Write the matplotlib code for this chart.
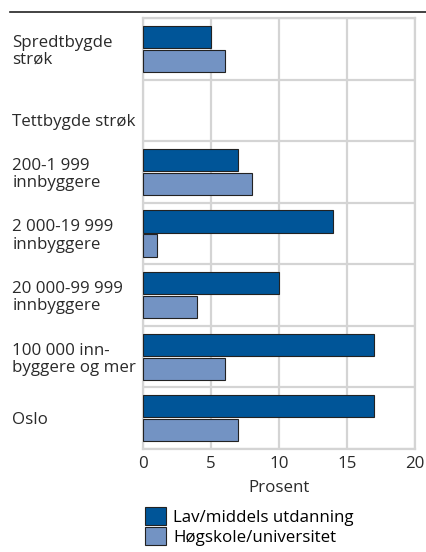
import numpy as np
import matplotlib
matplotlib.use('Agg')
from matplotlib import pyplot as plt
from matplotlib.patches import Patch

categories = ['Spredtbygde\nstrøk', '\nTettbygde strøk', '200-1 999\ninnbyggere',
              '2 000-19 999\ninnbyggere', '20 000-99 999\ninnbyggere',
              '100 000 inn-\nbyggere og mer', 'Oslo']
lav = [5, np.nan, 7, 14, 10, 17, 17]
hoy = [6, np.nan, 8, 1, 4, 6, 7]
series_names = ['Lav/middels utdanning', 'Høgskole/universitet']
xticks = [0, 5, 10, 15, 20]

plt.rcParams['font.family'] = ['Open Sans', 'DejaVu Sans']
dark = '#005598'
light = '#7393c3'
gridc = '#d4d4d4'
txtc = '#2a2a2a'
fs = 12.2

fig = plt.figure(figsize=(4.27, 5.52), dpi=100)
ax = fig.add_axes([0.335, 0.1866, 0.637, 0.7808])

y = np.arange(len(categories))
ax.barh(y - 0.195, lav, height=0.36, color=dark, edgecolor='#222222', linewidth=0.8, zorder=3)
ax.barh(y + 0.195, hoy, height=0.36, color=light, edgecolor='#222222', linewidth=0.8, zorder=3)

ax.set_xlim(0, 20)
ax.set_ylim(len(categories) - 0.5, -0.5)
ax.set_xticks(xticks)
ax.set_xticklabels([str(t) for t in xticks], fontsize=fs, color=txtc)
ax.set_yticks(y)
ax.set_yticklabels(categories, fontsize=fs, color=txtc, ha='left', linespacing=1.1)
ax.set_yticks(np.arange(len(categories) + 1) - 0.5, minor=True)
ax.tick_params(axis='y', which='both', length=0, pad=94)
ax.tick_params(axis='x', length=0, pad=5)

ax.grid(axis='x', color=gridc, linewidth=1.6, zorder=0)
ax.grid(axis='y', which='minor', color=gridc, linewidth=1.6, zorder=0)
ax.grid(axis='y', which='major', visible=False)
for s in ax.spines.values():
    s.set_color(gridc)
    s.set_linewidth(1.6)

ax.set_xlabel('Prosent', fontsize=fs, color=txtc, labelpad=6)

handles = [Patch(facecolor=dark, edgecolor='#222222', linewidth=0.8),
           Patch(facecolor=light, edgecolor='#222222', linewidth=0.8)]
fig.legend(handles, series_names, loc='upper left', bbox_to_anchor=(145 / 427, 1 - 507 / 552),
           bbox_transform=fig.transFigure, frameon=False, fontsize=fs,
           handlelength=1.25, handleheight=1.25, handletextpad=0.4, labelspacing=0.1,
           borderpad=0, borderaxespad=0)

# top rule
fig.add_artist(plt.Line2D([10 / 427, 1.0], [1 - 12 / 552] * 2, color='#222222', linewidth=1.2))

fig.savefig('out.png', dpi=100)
--
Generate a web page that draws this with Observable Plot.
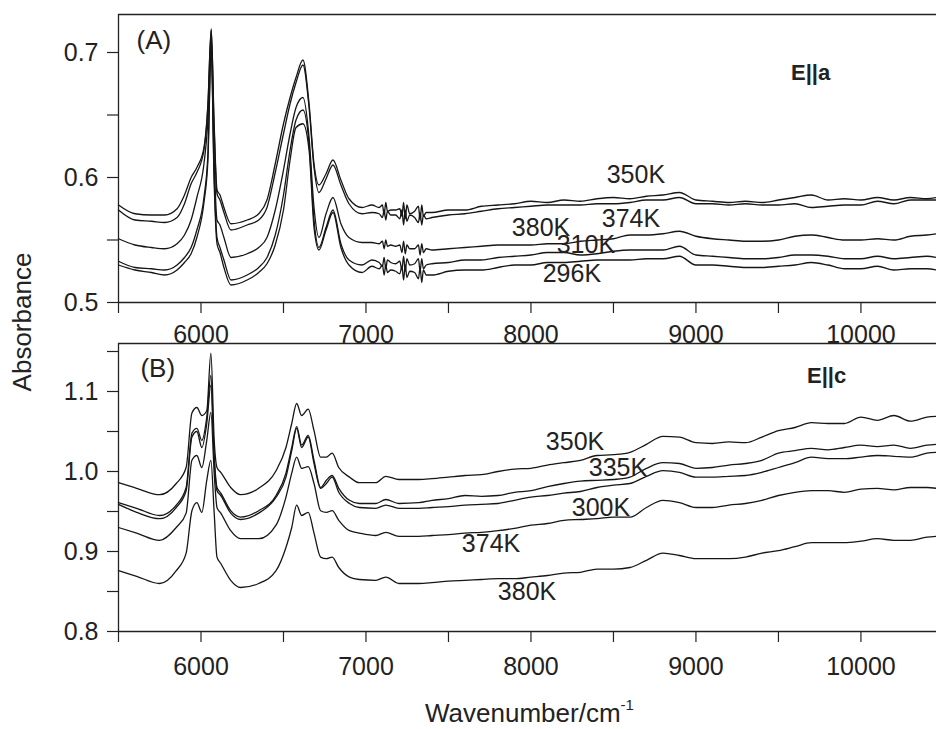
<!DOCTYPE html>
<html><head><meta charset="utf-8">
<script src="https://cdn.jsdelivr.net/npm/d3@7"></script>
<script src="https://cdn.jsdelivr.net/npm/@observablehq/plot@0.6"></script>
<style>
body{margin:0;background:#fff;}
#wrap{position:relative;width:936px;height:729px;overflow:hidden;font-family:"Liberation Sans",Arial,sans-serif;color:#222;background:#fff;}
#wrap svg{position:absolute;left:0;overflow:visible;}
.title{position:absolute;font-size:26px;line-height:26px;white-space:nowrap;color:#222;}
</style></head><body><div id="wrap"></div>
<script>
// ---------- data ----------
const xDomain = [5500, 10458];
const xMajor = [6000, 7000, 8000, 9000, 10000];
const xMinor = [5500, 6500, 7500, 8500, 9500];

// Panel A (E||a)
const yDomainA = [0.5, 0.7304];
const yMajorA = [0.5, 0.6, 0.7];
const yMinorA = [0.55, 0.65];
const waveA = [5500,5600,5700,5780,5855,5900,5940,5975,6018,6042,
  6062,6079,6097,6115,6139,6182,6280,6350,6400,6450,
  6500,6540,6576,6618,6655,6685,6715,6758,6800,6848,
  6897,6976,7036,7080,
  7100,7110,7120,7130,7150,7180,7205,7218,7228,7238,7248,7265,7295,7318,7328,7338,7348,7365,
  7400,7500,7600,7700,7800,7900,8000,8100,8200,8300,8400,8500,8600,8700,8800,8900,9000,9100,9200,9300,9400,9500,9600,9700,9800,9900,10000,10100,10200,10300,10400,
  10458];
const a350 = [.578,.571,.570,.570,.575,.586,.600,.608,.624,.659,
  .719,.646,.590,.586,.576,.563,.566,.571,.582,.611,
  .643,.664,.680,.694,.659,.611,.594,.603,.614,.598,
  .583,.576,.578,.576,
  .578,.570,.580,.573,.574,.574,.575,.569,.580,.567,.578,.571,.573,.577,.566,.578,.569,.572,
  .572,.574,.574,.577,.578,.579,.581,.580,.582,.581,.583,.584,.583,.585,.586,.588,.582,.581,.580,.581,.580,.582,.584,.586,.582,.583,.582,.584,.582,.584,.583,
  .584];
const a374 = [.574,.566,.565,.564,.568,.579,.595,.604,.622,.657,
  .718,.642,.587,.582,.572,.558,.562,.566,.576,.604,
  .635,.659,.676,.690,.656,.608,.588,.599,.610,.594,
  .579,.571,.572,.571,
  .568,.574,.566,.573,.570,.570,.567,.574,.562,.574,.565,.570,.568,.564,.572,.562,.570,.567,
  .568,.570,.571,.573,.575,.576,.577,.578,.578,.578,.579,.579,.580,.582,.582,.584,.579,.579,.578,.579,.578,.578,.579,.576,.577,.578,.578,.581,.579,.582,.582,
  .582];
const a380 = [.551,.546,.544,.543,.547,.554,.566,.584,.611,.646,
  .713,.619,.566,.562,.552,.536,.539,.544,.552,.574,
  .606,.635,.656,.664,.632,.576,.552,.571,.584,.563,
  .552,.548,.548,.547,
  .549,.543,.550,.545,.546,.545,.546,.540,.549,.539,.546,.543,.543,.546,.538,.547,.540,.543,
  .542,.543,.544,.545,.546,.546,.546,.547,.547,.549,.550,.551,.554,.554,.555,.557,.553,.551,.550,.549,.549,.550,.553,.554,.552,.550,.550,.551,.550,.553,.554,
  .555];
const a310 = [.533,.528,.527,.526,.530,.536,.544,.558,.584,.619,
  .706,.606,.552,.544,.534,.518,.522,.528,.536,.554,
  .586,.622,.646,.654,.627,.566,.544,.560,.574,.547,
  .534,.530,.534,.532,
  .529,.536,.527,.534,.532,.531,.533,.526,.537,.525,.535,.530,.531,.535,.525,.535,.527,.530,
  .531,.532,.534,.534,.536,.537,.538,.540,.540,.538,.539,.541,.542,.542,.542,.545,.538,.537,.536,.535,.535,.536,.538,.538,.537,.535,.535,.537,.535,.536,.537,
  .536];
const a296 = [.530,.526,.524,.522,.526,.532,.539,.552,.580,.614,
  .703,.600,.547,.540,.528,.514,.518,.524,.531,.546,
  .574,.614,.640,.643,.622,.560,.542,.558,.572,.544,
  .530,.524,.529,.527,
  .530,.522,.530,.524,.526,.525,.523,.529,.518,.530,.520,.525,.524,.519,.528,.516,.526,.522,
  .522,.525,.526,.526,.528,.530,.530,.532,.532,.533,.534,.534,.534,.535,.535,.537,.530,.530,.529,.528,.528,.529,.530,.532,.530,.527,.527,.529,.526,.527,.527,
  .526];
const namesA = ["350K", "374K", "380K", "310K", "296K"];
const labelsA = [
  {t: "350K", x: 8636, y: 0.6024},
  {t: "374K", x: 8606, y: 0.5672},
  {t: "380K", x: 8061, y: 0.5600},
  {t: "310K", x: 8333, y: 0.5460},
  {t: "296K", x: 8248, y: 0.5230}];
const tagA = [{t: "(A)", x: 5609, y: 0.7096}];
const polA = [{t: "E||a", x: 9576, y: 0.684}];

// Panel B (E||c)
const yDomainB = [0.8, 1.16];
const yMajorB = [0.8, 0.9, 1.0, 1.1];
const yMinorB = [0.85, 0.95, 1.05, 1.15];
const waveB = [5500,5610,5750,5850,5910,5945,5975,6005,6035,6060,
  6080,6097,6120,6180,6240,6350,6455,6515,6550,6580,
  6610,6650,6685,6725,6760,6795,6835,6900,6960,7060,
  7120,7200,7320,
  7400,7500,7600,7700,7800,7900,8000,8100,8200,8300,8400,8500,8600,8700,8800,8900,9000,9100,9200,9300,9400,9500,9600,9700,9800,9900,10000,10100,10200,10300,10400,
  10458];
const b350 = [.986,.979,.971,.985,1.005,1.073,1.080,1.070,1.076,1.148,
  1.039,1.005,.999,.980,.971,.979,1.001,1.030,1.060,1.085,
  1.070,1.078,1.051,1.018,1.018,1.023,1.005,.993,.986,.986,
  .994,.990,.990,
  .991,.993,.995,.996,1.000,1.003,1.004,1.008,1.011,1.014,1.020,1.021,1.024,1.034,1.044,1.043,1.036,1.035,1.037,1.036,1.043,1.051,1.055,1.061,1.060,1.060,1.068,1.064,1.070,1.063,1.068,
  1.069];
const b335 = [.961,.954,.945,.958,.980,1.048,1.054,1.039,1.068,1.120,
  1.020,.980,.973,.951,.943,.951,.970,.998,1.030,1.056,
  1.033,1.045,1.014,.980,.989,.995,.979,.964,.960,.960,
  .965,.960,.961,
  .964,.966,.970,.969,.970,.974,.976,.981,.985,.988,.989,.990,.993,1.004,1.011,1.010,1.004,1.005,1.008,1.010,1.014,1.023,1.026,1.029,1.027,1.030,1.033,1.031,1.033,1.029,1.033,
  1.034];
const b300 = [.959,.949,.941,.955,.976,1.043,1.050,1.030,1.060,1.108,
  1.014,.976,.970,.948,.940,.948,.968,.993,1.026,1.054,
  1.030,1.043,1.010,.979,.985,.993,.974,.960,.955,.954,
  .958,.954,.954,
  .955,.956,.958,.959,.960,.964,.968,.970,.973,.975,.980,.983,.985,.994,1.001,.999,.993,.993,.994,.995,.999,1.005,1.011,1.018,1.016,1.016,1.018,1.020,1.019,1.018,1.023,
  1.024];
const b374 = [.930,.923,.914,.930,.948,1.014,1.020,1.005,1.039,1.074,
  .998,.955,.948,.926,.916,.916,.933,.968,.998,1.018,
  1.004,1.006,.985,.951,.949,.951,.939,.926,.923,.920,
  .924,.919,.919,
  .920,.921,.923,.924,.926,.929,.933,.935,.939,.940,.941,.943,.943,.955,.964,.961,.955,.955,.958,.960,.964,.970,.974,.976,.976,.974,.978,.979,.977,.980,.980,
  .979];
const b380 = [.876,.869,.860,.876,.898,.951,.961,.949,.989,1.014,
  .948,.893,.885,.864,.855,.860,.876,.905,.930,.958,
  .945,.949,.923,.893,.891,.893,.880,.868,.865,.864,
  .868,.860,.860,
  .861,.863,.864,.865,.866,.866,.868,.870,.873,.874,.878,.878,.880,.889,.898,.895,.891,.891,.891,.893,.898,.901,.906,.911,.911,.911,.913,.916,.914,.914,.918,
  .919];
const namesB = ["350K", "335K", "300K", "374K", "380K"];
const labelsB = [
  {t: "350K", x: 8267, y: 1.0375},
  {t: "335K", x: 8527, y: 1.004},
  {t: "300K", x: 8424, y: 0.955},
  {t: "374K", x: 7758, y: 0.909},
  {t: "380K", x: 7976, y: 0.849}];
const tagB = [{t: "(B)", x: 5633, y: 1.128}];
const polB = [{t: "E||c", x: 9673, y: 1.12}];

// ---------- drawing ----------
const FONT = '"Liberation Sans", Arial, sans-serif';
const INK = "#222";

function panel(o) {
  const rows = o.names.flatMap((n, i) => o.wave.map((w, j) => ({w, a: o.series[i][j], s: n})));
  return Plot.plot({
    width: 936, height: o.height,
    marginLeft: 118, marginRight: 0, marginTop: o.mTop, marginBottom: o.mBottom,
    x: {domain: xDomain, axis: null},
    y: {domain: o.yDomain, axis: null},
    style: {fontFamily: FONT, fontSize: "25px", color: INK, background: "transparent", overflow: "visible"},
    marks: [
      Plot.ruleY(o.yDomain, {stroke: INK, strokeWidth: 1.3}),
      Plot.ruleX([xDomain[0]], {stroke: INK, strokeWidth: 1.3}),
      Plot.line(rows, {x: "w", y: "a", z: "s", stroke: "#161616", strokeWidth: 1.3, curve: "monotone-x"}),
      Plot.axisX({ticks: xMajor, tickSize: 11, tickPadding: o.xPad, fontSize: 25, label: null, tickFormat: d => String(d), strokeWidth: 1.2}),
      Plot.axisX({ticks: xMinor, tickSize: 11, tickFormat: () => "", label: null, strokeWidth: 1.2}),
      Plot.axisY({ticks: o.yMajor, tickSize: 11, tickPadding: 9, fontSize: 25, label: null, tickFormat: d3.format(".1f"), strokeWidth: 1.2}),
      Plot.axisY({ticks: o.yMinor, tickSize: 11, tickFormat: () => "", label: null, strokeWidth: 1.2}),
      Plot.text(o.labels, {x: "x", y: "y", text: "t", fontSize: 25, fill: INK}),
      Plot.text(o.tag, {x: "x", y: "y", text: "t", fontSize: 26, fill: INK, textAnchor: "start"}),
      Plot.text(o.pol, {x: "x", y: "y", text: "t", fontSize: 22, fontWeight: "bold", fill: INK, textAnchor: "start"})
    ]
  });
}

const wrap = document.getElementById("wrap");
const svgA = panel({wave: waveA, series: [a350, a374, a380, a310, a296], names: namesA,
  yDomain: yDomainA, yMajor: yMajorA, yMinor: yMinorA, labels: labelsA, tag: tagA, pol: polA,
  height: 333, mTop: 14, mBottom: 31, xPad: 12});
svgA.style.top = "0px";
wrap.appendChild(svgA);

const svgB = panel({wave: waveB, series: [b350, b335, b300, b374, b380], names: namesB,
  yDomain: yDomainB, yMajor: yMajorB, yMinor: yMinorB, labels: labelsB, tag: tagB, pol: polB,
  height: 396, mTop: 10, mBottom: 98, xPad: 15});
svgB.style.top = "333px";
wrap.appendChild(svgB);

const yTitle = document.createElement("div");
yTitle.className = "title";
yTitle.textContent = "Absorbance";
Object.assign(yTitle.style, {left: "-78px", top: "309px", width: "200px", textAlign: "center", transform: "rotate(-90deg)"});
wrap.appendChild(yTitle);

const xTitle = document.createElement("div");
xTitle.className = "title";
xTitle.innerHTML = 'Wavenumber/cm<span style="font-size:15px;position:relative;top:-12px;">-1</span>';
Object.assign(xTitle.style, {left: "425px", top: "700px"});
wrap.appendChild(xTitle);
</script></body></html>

• _TO BE DONE_: Retype the section that opens with the line holding "Generate a web" and closes with the line holding "const xMinor = [5500, 6500, 7500, 8500, 9500];", exactly as it reads, without any pictures.

• _FINAL RESULT_:
Generate a web page that draws this with Observable Plot.
<!DOCTYPE html>
<html><head><meta charset="utf-8">
<script src="https://cdn.jsdelivr.net/npm/d3@7"></script>
<script src="https://cdn.jsdelivr.net/npm/@observablehq/plot@0.6"></script>
<style>
body{margin:0;background:#fff;}
#wrap{position:relative;width:936px;height:729px;overflow:hidden;font-family:"Liberation Sans",Arial,sans-serif;color:#222;background:#fff;}
#wrap svg{position:absolute;left:0;overflow:visible;}
.title{position:absolute;font-size:26px;line-height:26px;white-space:nowrap;color:#222;}
</style></head><body><div id="wrap"></div>
<script>
// ---------- data ----------
const xDomain = [5500, 10458];
const xMajor = [6000, 7000, 8000, 9000, 10000];
const xMinor = [5500, 6500, 7500, 8500, 9500];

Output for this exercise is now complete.